Currently, it is not possible to prevent either the Child Maintenance Service and/or the court from making an order in relation to financial provision for children. However, where the parties agreed a specific level of maintenance for existing children and a divorce took place without a significant change in circumstances, whilst provision in a nuptial agreement would have no effect on an application to the Child Maintenance Service, the nuptial agreement may be followed if the court had jurisdiction. See for instance the case of BN v MA (maintenance pending suit: prenuptial agreement)  EWHC 4250 (Fam) in which amongst other provision, the husband was to pay £24,000 for each child and school fees as set out in the pre-nuptial agreement, although this element did not appear to be disputed.
Inheritance Act claims
Often the motivation behind a nuptial agreement is a desire to protect either or both parties’ assets in order to leave inheritances for children from a previous relationship. On the basis that the Radmacher principles as set out above are followed, and in particular that the needs of the economically weaker spouse are provided for, a nuptial agreement should be effective in protecting assets in order to provide for children of a previous relationship even if they are no longer financially dependent. In any event, a person embarking on a second marriage would be well advised to consider a pre-nuptial agreement in order to be in a better position to protect the estate against an Inheritance Act claim by a former spouse or children.

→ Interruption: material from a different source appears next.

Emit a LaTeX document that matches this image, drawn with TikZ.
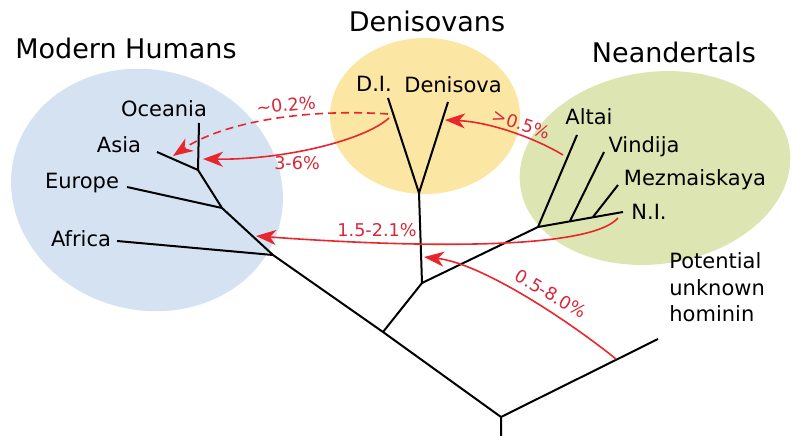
\documentclass[tikz,border=0pt]{standalone}
\usepackage{fontspec}
\setmainfont{DejaVu Sans}
\usetikzlibrary{arrows.meta}
\definecolor{hblue}{RGB}{213,226,242}
\definecolor{dyellow}{RGB}{252,230,164}
\definecolor{ngreen}{RGB}{221,230,178}
\definecolor{arrred}{RGB}{232,38,44}
\definecolor{txtred}{RGB}{214,40,58}
\tikzset{
  title/.style={inner sep=0pt, anchor=base, font=\fontsize{13.5}{16}\selectfont},
  leaf/.style={inner sep=0pt, anchor=base, font=\fontsize{10.5}{13.3}\selectfont},
  pct/.style={inner sep=0pt, text=txtred, font=\fontsize{8.8}{10}\selectfont},
  branch/.style={draw=black, line width=1pt, line join=round},
  flow/.style={draw=arrred, line width=0.8pt, -{Stealth[length=10pt,width=7.5pt,inset=3pt]}},
}
\begin{document}
\begin{tikzpicture}[x=0.5pt,y=-0.5pt]
\useasboundingbox (0,0) rectangle (800,444);
% group ellipses
\fill[hblue, rotate around={-15:(147,190)}] (147,190) ellipse [x radius=137, y radius=120];
\fill[dyellow] (425,116) ellipse [x radius=95, y radius=78];
\fill[ngreen, rotate around={8:(655,168)}] (655,168) ellipse [x radius=136, y radius=96];

% titles
\node[title] (tmh) at (126,59) {Modern Humans};
\node[title] (tden) at (427,32) {Denisovans};
\node[title] (tnea) at (674,63) {Neandertals};

% tree coordinates
\coordinate (rootb) at (501,436);
\coordinate (root) at (501,417);
\coordinate (jdn) at (383,332);
\coordinate (jaf) at (273,255);
\coordinate (jeu) at (222,208);
\coordinate (jas) at (198,170);
\coordinate (eoc) at (199,123);
\coordinate (eas) at (157,152);
\coordinate (eeu) at (127,187);
\coordinate (eaf) at (117,241);
\coordinate (jd) at (422,283);
\coordinate (jden) at (419,193);
\coordinate (edi) at (388,98);
\coordinate (edv) at (448,102);
\coordinate (jne) at (538,227);
\coordinate (jvi) at (570,221);
\coordinate (jme) at (593,217);
\coordinate (eal) at (577,135);
\coordinate (evi) at (604,152);
\coordinate (eme) at (618,185);
\coordinate (eni) at (623,212);
\coordinate (eun) at (658,339);

% tree
\draw[branch] (rootb) -- (root) -- (jdn) -- (jaf) -- (jeu) -- (jas) -- (eoc);
\draw[branch] (jas) -- (eas);
\draw[branch] (jeu) -- (eeu);
\draw[branch] (jaf) -- (eaf);
\draw[branch] (jdn) -- (jd) -- (jden) -- (edi);
\draw[branch] (jden) -- (edv);
\draw[branch] (jd) -- (jne) -- (eal);
\draw[branch] (jne) -- (eni);
\draw[branch] (jvi) -- (evi);
\draw[branch] (jme) -- (eme);
\draw[branch] (root) -- (eun);

% leaf labels
\node[leaf] (loc) at (164,117) {Oceania};
\node[leaf] (las) at (119,153) {Asia};
\node[leaf] (leu) at (82,189) {Europe};
\node[leaf] (laf) at (81,247) {Africa};
\node[leaf] (ldi) at (374,92) {D.I.};
\node[leaf] (ldv) at (453,93) {Denisova};
\node[leaf] (lal) at (589,125) {Altai};
\node[leaf] (lvi) at (644,153) {Vindija};
\node[leaf] (lme) at (695,186) {Mezmaiskaya};
\node[leaf] (lni) at (649,220) {N.I.};
\node[leaf, anchor=base west, align=left] (lun) at (669,322) {Potential\\unknown\\hominin};

% gene-flow arrows
\coordinate (sdi1) at (388,114);
\coordinate (tdi1) at (173,156);
\coordinate (sdi2) at (389,118);
\coordinate (tdi2) at (203,159);
\coordinate (sal) at (563,155);
\coordinate (tal) at (445,120);
\coordinate (sni) at (618,218);
\coordinate (tni) at (256,236);
\coordinate (sun) at (616,359);
\coordinate (tun) at (424,257);

\draw[flow, dash pattern=on 4pt off 2.5pt] (sdi1) .. controls (300,108) and (220,124) .. (tdi1);
\draw[flow] (sdi2) .. controls (365,140) and (285,160) .. (tdi2);
\draw[flow] (sal) .. controls (535,138) and (490,122) .. (tal);
\draw[flow] (sni) .. controls (590,250) and (420,248) .. (tni);
\draw[flow] (sun) .. controls (565,318) and (480,263) .. (tun);

% percentages
\node[pct, rotate=6] (p1) at (286,105) {\textasciitilde 0.2\%};
\node[pct] (p2) at (297,163) {3-6\%};
\node[pct, rotate=-18] (p3) at (521,124) {>0.5\%};
\node[pct] (p4) at (377,230) {1.5-2.1\%};
\node[pct, rotate=-30] (p5) at (551,294) {0.5-8.0\%};
\end{tikzpicture}
\end{document}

Earning capacity and childcare
How to deal with childcare – whether it is division of labour between the parents, family support, or financing outside help – can be a fraught issue but it is very important and one which should be discussed with the possible repercussions of any decision thought through. Having children may affect either or both parties’ earning capacity both short and long term. As set out below, it is unlikely that provisions in relation to children which go to their practical arrangements (in particular how they share their time) will be included in a pre-nuptial agreement or that they would be enforceable if they were. However, in reality if one party, who may be the economically weaker one at the outset, gives up his or her job in order to look after children, it may be appropriate for the financial detriment to be taken into account.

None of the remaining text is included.